The Prices say they initially left the appointment believing that they had, in fact, received flu shots, but were informed by a Walgreens employee that there was an error a short time later.
“Walgreens called me to say there was a mix-up, we did not receive the flu shot,” Alexandra told a local NBC affiliate. “And I’m like ‘Well what did we get?’ And he was like we got the Covid-19 shot, And instantly I was like, ‘Well what does this mean for my kids?’”
The concerned mom then brought the children to a pediatrician, she says, and was told some irregularities were detected. “[The cardiologist] said our daughter was having higher blood pressure than she would like,” Alexandra said, adding that “our son was having tachycardia,” referring to an abnormally fast heart rate.
It is unclear whether the symptoms had any link to the vaccines, though health officials have raised concerns about the increased risk of heart issues, particularly for younger recipients of the Covid immunizations. Reports of adverse reactions remain rare, however.
Responding to repeated requests for comment by the NBC affiliate, Walgreens issued a statement on Monday which declined to confirm the Price family’s charges, though nonetheless said it takes any such cases “very seriously.”
“Due to privacy laws, we cannot comment on specific patient events. However, in general, such instances are rare and Walgreens takes these matters very seriously,” the company said, adding “In the event of any error, our first concern is always our patients’ well-being,” and that Walgreens implements “several safety checks to minimize the chance of human error.”
As of Monday night, the Price family had not filed a lawsuit over the incident, and it remains unclear whether they intend to bring the matter to the courts despite their lawyer’s involvement.
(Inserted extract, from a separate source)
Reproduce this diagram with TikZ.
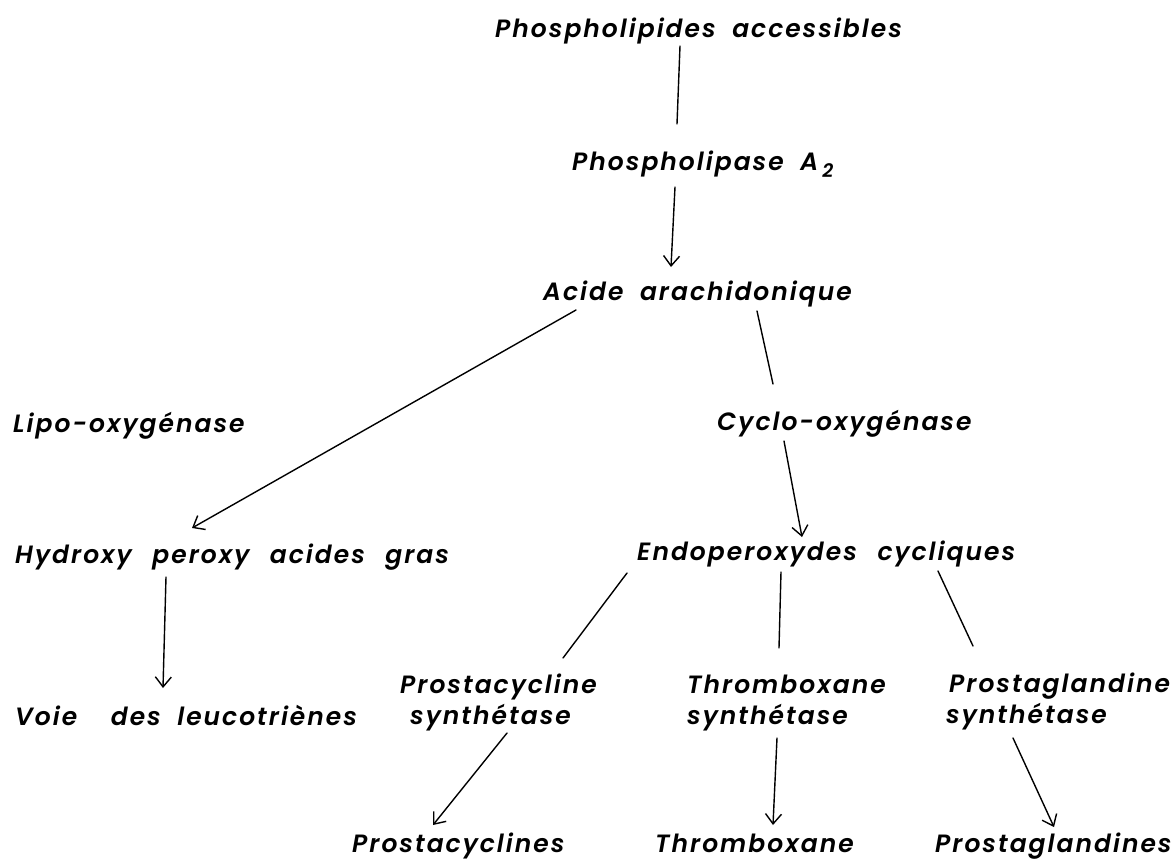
\documentclass[tikz,border=0pt]{standalone}
\usepackage{fontspec}
\newfontfamily\lblfam{Poppins SemiBold Italic}[LetterSpace=8,WordSpace=1.9]
\usetikzlibrary{arrows.meta,calc}
\tikzset{
  lbl/.style={anchor=base west, inner sep=0pt, align=left,
    font=\lblfam\fontsize{25}{31}\selectfont},
  conn/.style={line width=1.4pt, line cap=round},
  arr/.style={conn, -{Straight Barb[length=10pt,width=16pt]}}
}
\begin{document}
\begin{tikzpicture}[x=1pt,y=-1pt]
\fill[white] (0,0) rectangle (1176,860);
\useasboundingbox (0,0) rectangle (1176,860);

\node[lbl] (phos)  at (495,37)  {Phospholipides accessibles};
\node[lbl] (plase) at (572,170) {Phospholipase A\,\raisebox{-7pt}{\fontsize{19}{19}\selectfont 2}};
\node[lbl] (acide) at (543,300) {Acide arachidonique};
\node[lbl] (lipo)  at (13,432)  {Lipo-oxygénase};
\node[lbl] (cyclo) at (717,430) {Cyclo-oxygénase};
\node[lbl] (hydro) at (15,563)  {Hydroxy\hspace{4pt} peroxy\hspace{4pt} acides\hspace{4pt} gras};
\node[lbl] (endo)  at (637,560) {Endoperoxydes\hspace{4pt} cycliques};
\node[lbl] (pcs)   at (400,724) {Prostacycline\\\hspace*{10pt}synthétase};
\node[lbl] (tbs)   at (687,724) {Thromboxane\\synthétase};
\node[lbl] (pgs)   at (949,723) {Prostaglandine\\\hspace*{-3pt}synthétase};
\node[lbl] (voie)  at (15,725)  {Voie\hspace{17pt} des leucotriènes};
\node[lbl] (pcl)   at (352,852) {Prostacyclines};
\node[lbl] (thx)   at (655,852) {Thromboxane};
\node[lbl] (pgl)   at (935,852) {Prostaglandines};

\draw[conn] ($(phos.base west)+(185,9)$)   -- ($(plase.base west)+(105,-46)$);
\draw[arr]  ($(plase.base west)+(103,17)$) -- ($(acide.base west)+(128,-33)$);
\draw[arr]  ($(acide.base west)+(33,10)$)  -- ($(hydro.base west)+(177,-35)$);
\draw[conn] ($(acide.base west)+(214,11)$) -- ($(cyclo.base west)+(56,-46)$);
\draw[arr]  ($(cyclo.base west)+(67,11)$)  -- ($(endo.base west)+(165,-23)$);
\draw[arr]  ($(hydro.base west)+(151,14)$) -- ($(voie.base west)+(148,-37)$);
\draw[conn] ($(endo.base west)+(-10,13)$)  -- ($(pcs.base west)+(163,-66)$);
\draw[conn] ($(endo.base west)+(144,12)$)  -- ($(tbs.base west)+(92,-76)$);
\draw[conn] ($(endo.base west)+(301,11)$)  -- ($(pgs.base west)+(24,-77)$);
\draw[arr]  ($(pcs.base west)+(107,9)$)    -- ($(pcl.base west)+(81,-27)$);
\draw[arr]  ($(tbs.base west)+(90,14)$)    -- ($(thx.base west)+(118,-27)$);
\draw[arr]  ($(pgs.base west)+(64,15)$)    -- ($(pgl.base west)+(119,-25)$);
\end{tikzpicture}
\end{document}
The apparent mix-up would not be the first of its kind. Late last month, a Baltimore family expecting flu shots were shocked to find their 4-year-old daughter had been jabbed with the Covid immunization by mistake. That error also took place at a Walgreens location, and, like the two Price children, the 4-year-old received Pfizer’s formulation. Fortunately, the little girl did not experience any adverse symptoms in that case.